» Exercise description: Gather up all lines that carry the word "React".

» Data extract:
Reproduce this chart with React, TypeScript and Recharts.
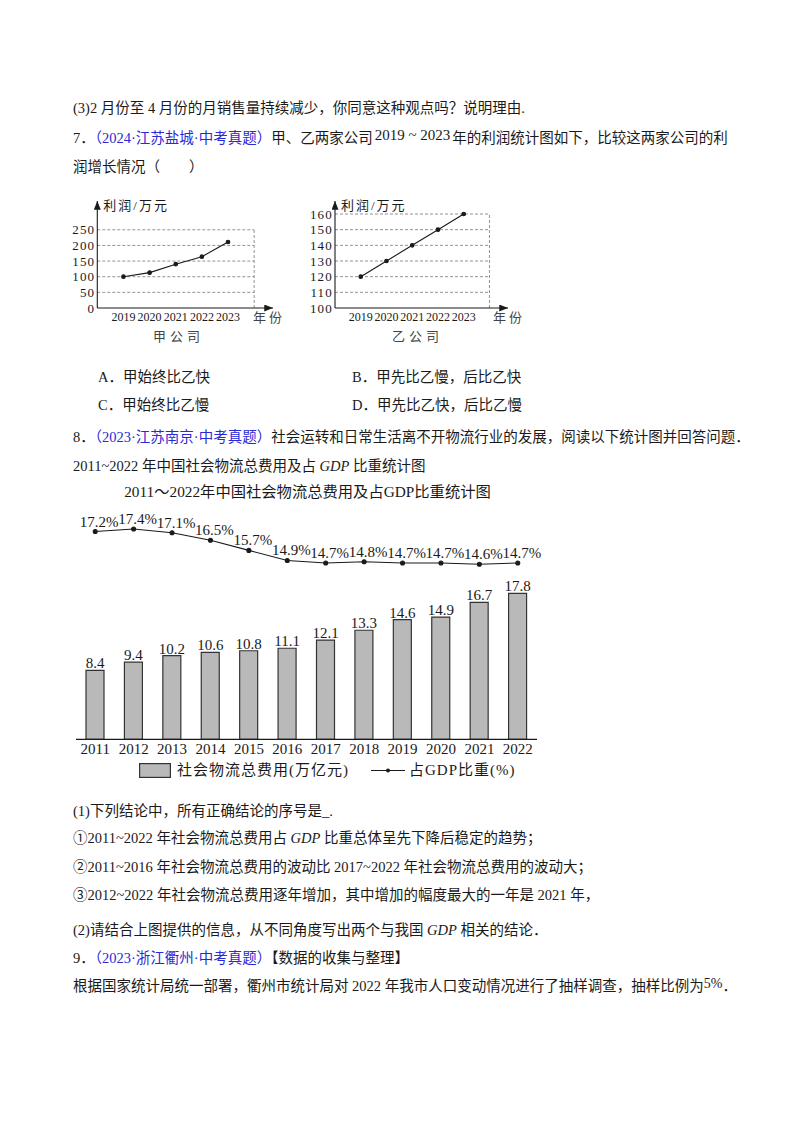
import React from "react";
import { LineChart, Line, XAxis, YAxis, ReferenceLine, ComposedChart, Bar, LabelList } from "recharts";

// 第7题：甲、乙两家公司利润（万元）
const profitYears = [2019, 2020, 2021, 2022, 2023];
const profitJia = [100, 113, 140, 164, 211];
const profitYi = [120, 130, 140, 150, 160];
const jiaTicks = [0, 50, 100, 150, 200, 250];
const yiTicks = [100, 110, 120, 130, 140, 150, 160];

// 第8题：社会物流总费用（万亿元）及占GDP比重（%）
const costYears = ["2011", "2012", "2013", "2014", "2015", "2016", "2017", "2018", "2019", "2020", "2021", "2022"];
const logisticsCost = [8.4, 9.4, 10.2, 10.6, 10.8, 11.1, 12.1, 13.3, 14.6, 14.9, 16.7, 17.8];
const gdpShare = [17.2, 17.4, 17.1, 16.5, 15.7, 14.9, 14.7, 14.8, 14.7, 14.7, 14.6, 14.7];

const SERIF = '"Liberation Serif", "Noto Sans CJK SC", serif';
const BLUE = "#2a2ad6";
const INK = "#1a1a1a";

const jiaData = profitYears.map((year, i) => ({ year, v: profitJia[i] }));
const yiData = profitYears.map((year, i) => ({ year, v: profitYi[i] }));
const costData = costYears.map((year, i) => ({ year, cost: logisticsCost[i], share: gdpShare[i] }));

function Txt({ x, y, children, size = 14.5, style }: any) {
  return (
    <div
      style={{
        position: "absolute",
        left: x,
        top: y - 11,
        height: 22,
        lineHeight: "22px",
        fontSize: size,
        whiteSpace: "nowrap",
        fontFamily: SERIF,
        color: INK,
        ...style,
      }}
    >
      {children}
    </div>
  );
}

const Src = ({ children }: any) => <span style={{ color: BLUE }}>{children}</span>;
const Gdp = () => <i>GDP</i>;

function ProfitChart({ id, left, data, ticks, domain, axisWidth, right, name }: any) {
  const base = ticks[0];
  const top = ticks[ticks.length - 1];
  const gridLines = ticks.slice(1);
  return (
    <div style={{ position: "absolute", left, top: 190 }}>
      <LineChart width={240} height={160} data={data} margin={{ top: 11, right, left: 0, bottom: 0 }}>
        <defs>
          <marker id={`arr-${id}`} viewBox="0 0 10 8" refX="10" refY="4" markerWidth="9" markerHeight="7" markerUnits="userSpaceOnUse" orient="auto-start-reverse">
            <path d="M0,0 L10,4 L0,8 z" fill={INK} />
          </marker>
        </defs>
        <XAxis
          type="number"
          dataKey="year"
          domain={[2018, 2024.72]}
          ticks={profitYears}
          interval={0}
          allowDataOverflow
          height={42}
          tickLine={false}
          tickSize={0}
          tickMargin={4}
          axisLine={{ stroke: INK, strokeWidth: 1.1, markerEnd: `url(#arr-${id})` }}
          tick={{ fontSize: 12, fill: INK, fontFamily: SERIF }}
        />
        <YAxis
          type="number"
          domain={domain}
          ticks={ticks}
          interval={0}
          allowDataOverflow
          width={axisWidth}
          tickLine={false}
          tickSize={0}
          tickMargin={2}
          axisLine={{ stroke: INK, strokeWidth: 1.1, markerStart: `url(#arr-${id})` }}
          tick={{ fontSize: 13, fill: INK, fontFamily: SERIF, letterSpacing: 1.2 }}
        />
        {gridLines.map((t: number) => (
          <ReferenceLine key={t} segment={[{ x: 2018, y: t }, { x: 2024, y: t }]} stroke="#777" strokeWidth={0.8} strokeDasharray="3 2" />
        ))}
        <ReferenceLine segment={[{ x: 2024, y: base }, { x: 2024, y: top }]} stroke="#777" strokeWidth={0.8} strokeDasharray="3 2" />
        <Line dataKey="v" stroke={INK} strokeWidth={1.1} dot={{ r: 1.8, fill: INK, stroke: INK }} isAnimationActive={false} />
      </LineChart>
      <div style={{ position: "absolute", left: axisWidth + 6, top: 8, fontSize: 13, letterSpacing: 2, fontFamily: SERIF, color: INK, lineHeight: "16px" }}>
        利润/万元
      </div>
      <div style={{ position: "absolute", left: 193, top: 120, fontSize: 13, letterSpacing: 3, fontFamily: SERIF, color: "#444", lineHeight: "16px" }}>
        年份
      </div>
      <div style={{ position: "absolute", left: name.left, top: 139, fontSize: 13, letterSpacing: 4, fontFamily: SERIF, color: "#444", lineHeight: "16px" }}>
        {name.text}
      </div>
    </div>
  );
}

const barLabel = (p: any) => (
  <text x={p.x + p.width / 2} y={p.y - 2} textAnchor="middle" fontSize={15} fontFamily={SERIF} fill={INK}>
    {p.value}
  </text>
);

const shareLabel = (p: any) => (
  <text x={p.x + 4} y={p.y - 5} textAnchor="middle" fontSize={15} fontFamily={SERIF} fill={INK}>
    {`${p.value}%`}
  </text>
);

function LogisticsChart() {
  return (
    <div style={{ position: "absolute", left: 60, top: 480 }}>
      <ComposedChart width={500} height={290} data={costData} margin={{ top: 20, right: 23, left: 16, bottom: 0 }}>
        <XAxis
          dataKey="year"
          height={30.7}
          tickLine={false}
          tickSize={4}
          tickMargin={0}
          interval={0}
          axisLine={{ stroke: INK, strokeWidth: 1.2 }}
          tick={{ fontSize: 15, fill: INK, fontFamily: SERIF }}
        />
        <YAxis yAxisId="cost" hide domain={[0, 29.18]} allowDataOverflow />
        <YAxis yAxisId="share" hide orientation="right" domain={[0.708, 19.7]} allowDataOverflow />
        <Bar yAxisId="cost" dataKey="cost" barSize={18} fill="#b8b9b8" stroke="#333" strokeWidth={1.2} isAnimationActive={false}>
          <LabelList dataKey="cost" content={barLabel} />
        </Bar>
        <Line
          yAxisId="share"
          dataKey="share"
          stroke={INK}
          strokeWidth={1.1}
          dot={{ r: 2, fill: INK, stroke: INK }}
          isAnimationActive={false}
        >
          <LabelList dataKey="share" content={shareLabel} />
        </Line>
      </ComposedChart>
      <div
        style={{
          position: "absolute",
          left: 0,
          width: 495,
          top: 2,
          textAlign: "center",
          fontSize: 15.3,
          fontFamily: SERIF,
          color: INK,
          lineHeight: "20px",
        }}
      >
        2011～2022年中国社会物流总费用及占GDP比重统计图
      </div>
      <div style={{ position: "absolute", left: 79, top: 281, display: "flex", alignItems: "center", fontSize: 15, fontFamily: SERIF, color: INK, lineHeight: "18px" }}>
        <svg width={32} height={15} style={{ marginRight: 6 }}>
          <rect x={0.6} y={0.6} width={30.8} height={13.8} fill="#b8b9b8" stroke="#333" strokeWidth={1.2} />
        </svg>
        <span style={{ letterSpacing: 1 }}>社会物流总费用(万亿元)</span>
        <svg width={34} height={15} style={{ marginLeft: 22, marginRight: 4 }}>
          <line x1={0} y1={7.5} x2={34} y2={7.5} stroke={INK} strokeWidth={1.2} />
          <circle cx={17} cy={7.5} r={2} fill={INK} />
        </svg>
        <span style={{ letterSpacing: 1 }}>占GDP比重(%)</span>
      </div>
    </div>
  );
}

export default function App() {
  return (
    <div style={{ position: "absolute", left: 0, top: 0, width: 800, height: 1132, background: "#fff", overflow: "hidden" }}>
      <Txt x={73} y={108}>(3)2 月份至 4 月份的月销售量持续减少，你同意这种观点吗？说明理由.</Txt>
      <Txt x={73} y={138}>
        7．<Src>（2024·江苏盐城·中考真题）</Src>甲、乙两家公司<span style={{ fontSize: 15, position: "relative", top: -3, margin: "0 2px" }}>2019 ~ 2023</span>年的利润统计图如下，比较这两家公司的利
      </Txt>
      <Txt x={73} y={167}>润增长情况（　　）</Txt>

      <ProfitChart
        id="jia"
        left={60}
        data={jiaData}
        ticks={jiaTicks}
        domain={[0, 342]}
        axisWidth={37.3}
        right={27}
        name={{ text: "甲公司", left: 93 }}
      />
      <ProfitChart
        id="yi"
        left={300}
        data={yiData}
        ticks={yiTicks}
        domain={[100, 168.3]}
        axisWidth={35}
        right={32}
        name={{ text: "乙公司", left: 92 }}
      />

      <Txt x={98} y={377}>A．甲始终比乙快</Txt>
      <Txt x={352} y={377}>B．甲先比乙慢，后比乙快</Txt>
      <Txt x={98} y={405}>C．甲始终比乙慢</Txt>
      <Txt x={352} y={405}>D．甲先比乙快，后比乙慢</Txt>
      <Txt x={73} y={437}>
        8．<Src>（2023·江苏南京·中考真题）</Src>社会运转和日常生活离不开物流行业的发展，阅读以下统计图并回答问题．
      </Txt>
      <Txt x={73} y={466}>
        2011~2022 年中国社会物流总费用及占 <Gdp /> 比重统计图
      </Txt>

      <LogisticsChart />

      <Txt x={73} y={811}>(1)下列结论中，所有正确结论的序号是_.</Txt>
      <Txt x={73} y={838}>
        ①2011~2022 年社会物流总费用占 <Gdp /> 比重总体呈先下降后稳定的趋势；
      </Txt>
      <Txt x={73} y={867}>②2011~2016 年社会物流总费用的波动比 2017~2022 年社会物流总费用的波动大；</Txt>
      <Txt x={73} y={895}>③2012~2022 年社会物流总费用逐年增加，其中增加的幅度最大的一年是 2021 年，</Txt>
      <Txt x={73} y={930}>
        (2)请结合上图提供的信息，从不同角度写出两个与我国 <Gdp /> 相关的结论．
      </Txt>
      <Txt x={73} y={958}>
        9．<Src>（2023·浙江衢州·中考真题）</Src>【数据的收集与整理】
      </Txt>
      <Txt x={73} y={986}>
        根据国家统计局统一部署，衢州市统计局对 2022 年我市人口变动情况进行了抽样调查，抽样比例为
        <span style={{ fontSize: 14, position: "relative", top: -3 }}>5%</span>．
      </Txt>
    </div>
  );
}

» The answer:
Reproduce this chart with React, TypeScript and Recharts.
import React from "react";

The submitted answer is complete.